» **The request**
Do not carry the pictures over; copy every other part of the entries exactly.

'''

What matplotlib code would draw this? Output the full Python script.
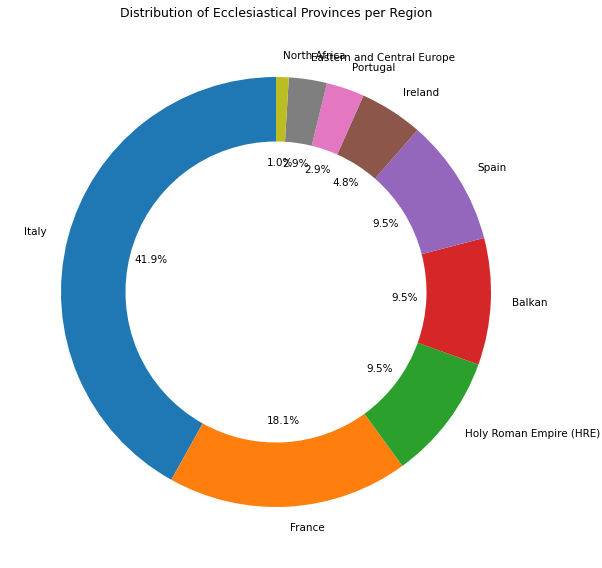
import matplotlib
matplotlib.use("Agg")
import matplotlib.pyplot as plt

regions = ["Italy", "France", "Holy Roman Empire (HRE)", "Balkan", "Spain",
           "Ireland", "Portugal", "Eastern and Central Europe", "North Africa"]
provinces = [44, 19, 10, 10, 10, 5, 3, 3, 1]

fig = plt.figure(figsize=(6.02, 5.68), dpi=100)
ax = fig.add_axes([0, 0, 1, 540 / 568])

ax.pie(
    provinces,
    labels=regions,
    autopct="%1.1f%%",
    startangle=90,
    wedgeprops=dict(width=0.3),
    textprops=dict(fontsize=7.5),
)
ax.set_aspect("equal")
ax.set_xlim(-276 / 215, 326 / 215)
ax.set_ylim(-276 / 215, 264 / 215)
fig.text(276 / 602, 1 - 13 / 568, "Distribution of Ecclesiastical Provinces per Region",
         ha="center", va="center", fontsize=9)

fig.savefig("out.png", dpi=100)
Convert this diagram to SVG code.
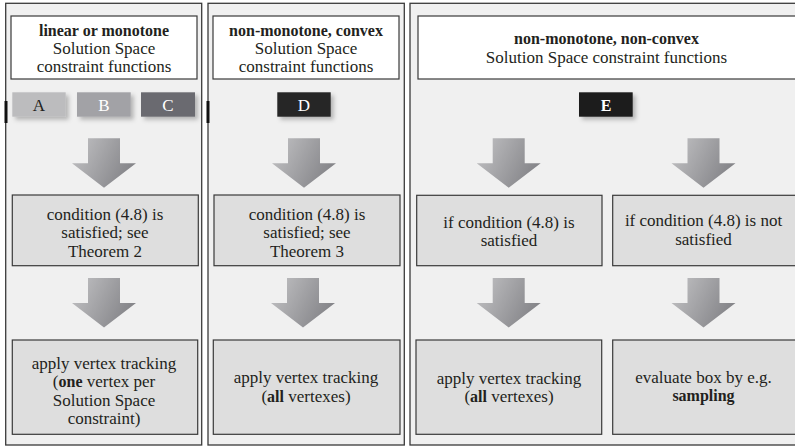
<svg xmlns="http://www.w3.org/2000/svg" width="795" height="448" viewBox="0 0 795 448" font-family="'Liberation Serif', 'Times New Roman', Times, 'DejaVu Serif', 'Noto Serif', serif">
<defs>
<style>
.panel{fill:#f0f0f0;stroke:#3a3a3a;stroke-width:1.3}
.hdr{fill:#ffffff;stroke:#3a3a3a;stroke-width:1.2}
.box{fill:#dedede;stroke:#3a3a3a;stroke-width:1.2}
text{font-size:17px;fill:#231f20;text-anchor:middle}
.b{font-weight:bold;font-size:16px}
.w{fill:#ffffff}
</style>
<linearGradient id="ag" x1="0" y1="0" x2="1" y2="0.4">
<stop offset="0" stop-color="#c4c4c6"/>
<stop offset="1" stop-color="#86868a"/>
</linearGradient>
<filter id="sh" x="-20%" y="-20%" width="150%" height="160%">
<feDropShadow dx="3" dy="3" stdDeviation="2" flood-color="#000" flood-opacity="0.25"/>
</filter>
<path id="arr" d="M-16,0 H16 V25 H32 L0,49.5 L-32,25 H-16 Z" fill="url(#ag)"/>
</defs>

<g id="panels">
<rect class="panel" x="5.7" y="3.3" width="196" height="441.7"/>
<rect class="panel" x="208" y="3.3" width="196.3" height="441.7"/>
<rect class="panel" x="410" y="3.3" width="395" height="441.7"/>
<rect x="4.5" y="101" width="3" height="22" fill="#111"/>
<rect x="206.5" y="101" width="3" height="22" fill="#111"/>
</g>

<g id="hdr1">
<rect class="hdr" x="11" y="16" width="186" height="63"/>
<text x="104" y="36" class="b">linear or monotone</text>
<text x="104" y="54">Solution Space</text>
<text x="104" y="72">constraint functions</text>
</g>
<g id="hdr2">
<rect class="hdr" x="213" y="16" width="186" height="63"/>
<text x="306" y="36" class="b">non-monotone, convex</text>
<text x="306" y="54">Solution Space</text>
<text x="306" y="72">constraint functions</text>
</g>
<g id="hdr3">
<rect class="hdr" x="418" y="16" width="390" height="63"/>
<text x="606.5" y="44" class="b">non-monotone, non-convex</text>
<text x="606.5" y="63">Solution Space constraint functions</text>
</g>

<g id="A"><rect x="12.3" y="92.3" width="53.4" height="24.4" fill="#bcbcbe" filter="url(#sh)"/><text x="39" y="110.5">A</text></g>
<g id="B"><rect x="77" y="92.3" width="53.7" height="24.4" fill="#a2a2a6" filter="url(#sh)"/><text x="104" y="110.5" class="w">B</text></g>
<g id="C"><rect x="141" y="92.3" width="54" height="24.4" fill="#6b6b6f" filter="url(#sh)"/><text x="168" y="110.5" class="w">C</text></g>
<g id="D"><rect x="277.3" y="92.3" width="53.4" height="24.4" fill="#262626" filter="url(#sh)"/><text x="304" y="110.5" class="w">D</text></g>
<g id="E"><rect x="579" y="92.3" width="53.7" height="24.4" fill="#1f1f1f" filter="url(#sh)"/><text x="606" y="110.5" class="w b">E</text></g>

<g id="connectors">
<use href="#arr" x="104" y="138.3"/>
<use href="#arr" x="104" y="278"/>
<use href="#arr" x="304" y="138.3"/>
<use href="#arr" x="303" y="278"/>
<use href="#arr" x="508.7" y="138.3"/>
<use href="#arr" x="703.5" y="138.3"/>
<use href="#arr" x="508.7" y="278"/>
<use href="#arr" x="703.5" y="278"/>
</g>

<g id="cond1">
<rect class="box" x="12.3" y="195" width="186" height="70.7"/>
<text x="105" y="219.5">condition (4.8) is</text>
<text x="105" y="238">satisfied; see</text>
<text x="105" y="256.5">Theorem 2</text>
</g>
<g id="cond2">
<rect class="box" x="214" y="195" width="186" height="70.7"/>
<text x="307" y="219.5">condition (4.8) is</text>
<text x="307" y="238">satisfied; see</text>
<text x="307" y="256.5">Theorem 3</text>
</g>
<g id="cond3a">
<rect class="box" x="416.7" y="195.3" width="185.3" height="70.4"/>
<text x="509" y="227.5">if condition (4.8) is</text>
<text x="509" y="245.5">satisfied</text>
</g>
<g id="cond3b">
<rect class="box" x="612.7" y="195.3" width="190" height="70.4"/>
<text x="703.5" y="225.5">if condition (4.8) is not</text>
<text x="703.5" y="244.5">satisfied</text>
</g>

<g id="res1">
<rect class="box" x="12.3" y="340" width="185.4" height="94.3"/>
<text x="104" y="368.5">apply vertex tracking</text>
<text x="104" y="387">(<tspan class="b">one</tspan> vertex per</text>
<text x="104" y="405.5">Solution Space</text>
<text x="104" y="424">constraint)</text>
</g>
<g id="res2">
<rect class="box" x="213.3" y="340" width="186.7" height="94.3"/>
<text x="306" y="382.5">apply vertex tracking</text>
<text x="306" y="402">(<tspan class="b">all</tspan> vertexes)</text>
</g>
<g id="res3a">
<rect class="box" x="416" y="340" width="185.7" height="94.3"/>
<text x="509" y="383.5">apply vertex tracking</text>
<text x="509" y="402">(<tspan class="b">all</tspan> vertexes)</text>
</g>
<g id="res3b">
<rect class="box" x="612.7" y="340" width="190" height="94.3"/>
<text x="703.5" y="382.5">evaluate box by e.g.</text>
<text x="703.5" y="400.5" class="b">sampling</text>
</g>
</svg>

'''

» **Answer in full**
What matplotlib code would draw this? Output the full Python script.
import matplotlib
matplotlib.use("Agg")
import matplotlib.pyplot as plt

regions = ["Italy", "France", "Holy Roman Empire (HRE)", "Balkan", "Spain",
           "Ireland", "Portugal", "Eastern and Central Europe", "North Africa"]
provinces = [44, 19, 10, 10, 10, 5, 3, 3, 1]

fig = plt.figure(figsize=(6.02, 5.68), dpi=100)
ax = fig.add_axes([0, 0, 1, 540 / 568])

ax.pie(
    provinces,
    labels=regions,
    autopct="%1.1f%%",
    startangle=90,
    wedgeprops=dict(width=0.3),
    textprops=dict(fontsize=7.5),
)
ax.set_aspect("equal")
ax.set_xlim(-276 / 215, 326 / 215)
ax.set_ylim(-276 / 215, 264 / 215)
fig.text(276 / 602, 1 - 13 / 568, "Distribution of Ecclesiastical Provinces per Region",
         ha="center", va="center", fontsize=9)

fig.savefig("out.png", dpi=100)
Convert this diagram to SVG code.
<svg xmlns="http://www.w3.org/2000/svg" width="795" height="448" viewBox="0 0 795 448" font-family="'Liberation Serif', 'Times New Roman', Times, 'DejaVu Serif', 'Noto Serif', serif">
<defs>
<style>
.panel{fill:#f0f0f0;stroke:#3a3a3a;stroke-width:1.3}
.hdr{fill:#ffffff;stroke:#3a3a3a;stroke-width:1.2}
.box{fill:#dedede;stroke:#3a3a3a;stroke-width:1.2}
text{font-size:17px;fill:#231f20;text-anchor:middle}
.b{font-weight:bold;font-size:16px}
.w{fill:#ffffff}
</style>
<linearGradient id="ag" x1="0" y1="0" x2="1" y2="0.4">
<stop offset="0" stop-color="#c4c4c6"/>
<stop offset="1" stop-color="#86868a"/>
</linearGradient>
<filter id="sh" x="-20%" y="-20%" width="150%" height="160%">
<feDropShadow dx="3" dy="3" stdDeviation="2" flood-color="#000" flood-opacity="0.25"/>
</filter>
<path id="arr" d="M-16,0 H16 V25 H32 L0,49.5 L-32,25 H-16 Z" fill="url(#ag)"/>
</defs>

<g id="panels">
<rect class="panel" x="5.7" y="3.3" width="196" height="441.7"/>
<rect class="panel" x="208" y="3.3" width="196.3" height="441.7"/>
<rect class="panel" x="410" y="3.3" width="395" height="441.7"/>
<rect x="4.5" y="101" width="3" height="22" fill="#111"/>
<rect x="206.5" y="101" width="3" height="22" fill="#111"/>
</g>

<g id="hdr1">
<rect class="hdr" x="11" y="16" width="186" height="63"/>
<text x="104" y="36" class="b">linear or monotone</text>
<text x="104" y="54">Solution Space</text>
<text x="104" y="72">constraint functions</text>
</g>
<g id="hdr2">
<rect class="hdr" x="213" y="16" width="186" height="63"/>
<text x="306" y="36" class="b">non-monotone, convex</text>
<text x="306" y="54">Solution Space</text>
<text x="306" y="72">constraint functions</text>
</g>
<g id="hdr3">
<rect class="hdr" x="418" y="16" width="390" height="63"/>
<text x="606.5" y="44" class="b">non-monotone, non-convex</text>
<text x="606.5" y="63">Solution Space constraint functions</text>
</g>

<g id="A"><rect x="12.3" y="92.3" width="53.4" height="24.4" fill="#bcbcbe" filter="url(#sh)"/><text x="39" y="110.5">A</text></g>
<g id="B"><rect x="77" y="92.3" width="53.7" height="24.4" fill="#a2a2a6" filter="url(#sh)"/><text x="104" y="110.5" class="w">B</text></g>
<g id="C"><rect x="141" y="92.3" width="54" height="24.4" fill="#6b6b6f" filter="url(#sh)"/><text x="168" y="110.5" class="w">C</text></g>
<g id="D"><rect x="277.3" y="92.3" width="53.4" height="24.4" fill="#262626" filter="url(#sh)"/><text x="304" y="110.5" class="w">D</text></g>
<g id="E"><rect x="579" y="92.3" width="53.7" height="24.4" fill="#1f1f1f" filter="url(#sh)"/><text x="606" y="110.5" class="w b">E</text></g>

<g id="connectors">
<use href="#arr" x="104" y="138.3"/>
<use href="#arr" x="104" y="278"/>
<use href="#arr" x="304" y="138.3"/>
<use href="#arr" x="303" y="278"/>
<use href="#arr" x="508.7" y="138.3"/>
<use href="#arr" x="703.5" y="138.3"/>
<use href="#arr" x="508.7" y="278"/>
<use href="#arr" x="703.5" y="278"/>
</g>

<g id="cond1">
<rect class="box" x="12.3" y="195" width="186" height="70.7"/>
<text x="105" y="219.5">condition (4.8) is</text>
<text x="105" y="238">satisfied; see</text>
<text x="105" y="256.5">Theorem 2</text>
</g>
<g id="cond2">
<rect class="box" x="214" y="195" width="186" height="70.7"/>
<text x="307" y="219.5">condition (4.8) is</text>
<text x="307" y="238">satisfied; see</text>
<text x="307" y="256.5">Theorem 3</text>
</g>
<g id="cond3a">
<rect class="box" x="416.7" y="195.3" width="185.3" height="70.4"/>
<text x="509" y="227.5">if condition (4.8) is</text>
<text x="509" y="245.5">satisfied</text>
</g>
<g id="cond3b">
<rect class="box" x="612.7" y="195.3" width="190" height="70.4"/>
<text x="703.5" y="225.5">if condition (4.8) is not</text>
<text x="703.5" y="244.5">satisfied</text>
</g>

<g id="res1">
<rect class="box" x="12.3" y="340" width="185.4" height="94.3"/>
<text x="104" y="368.5">apply vertex tracking</text>
<text x="104" y="387">(<tspan class="b">one</tspan> vertex per</text>
<text x="104" y="405.5">Solution Space</text>
<text x="104" y="424">constraint)</text>
</g>
<g id="res2">
<rect class="box" x="213.3" y="340" width="186.7" height="94.3"/>
<text x="306" y="382.5">apply vertex tracking</text>
<text x="306" y="402">(<tspan class="b">all</tspan> vertexes)</text>
</g>
<g id="res3a">
<rect class="box" x="416" y="340" width="185.7" height="94.3"/>
<text x="509" y="383.5">apply vertex tracking</text>
<text x="509" y="402">(<tspan class="b">all</tspan> vertexes)</text>
</g>
<g id="res3b">
<rect class="box" x="612.7" y="340" width="190" height="94.3"/>
<text x="703.5" y="382.5">evaluate box by e.g.</text>
<text x="703.5" y="400.5" class="b">sampling</text>
</g>
</svg>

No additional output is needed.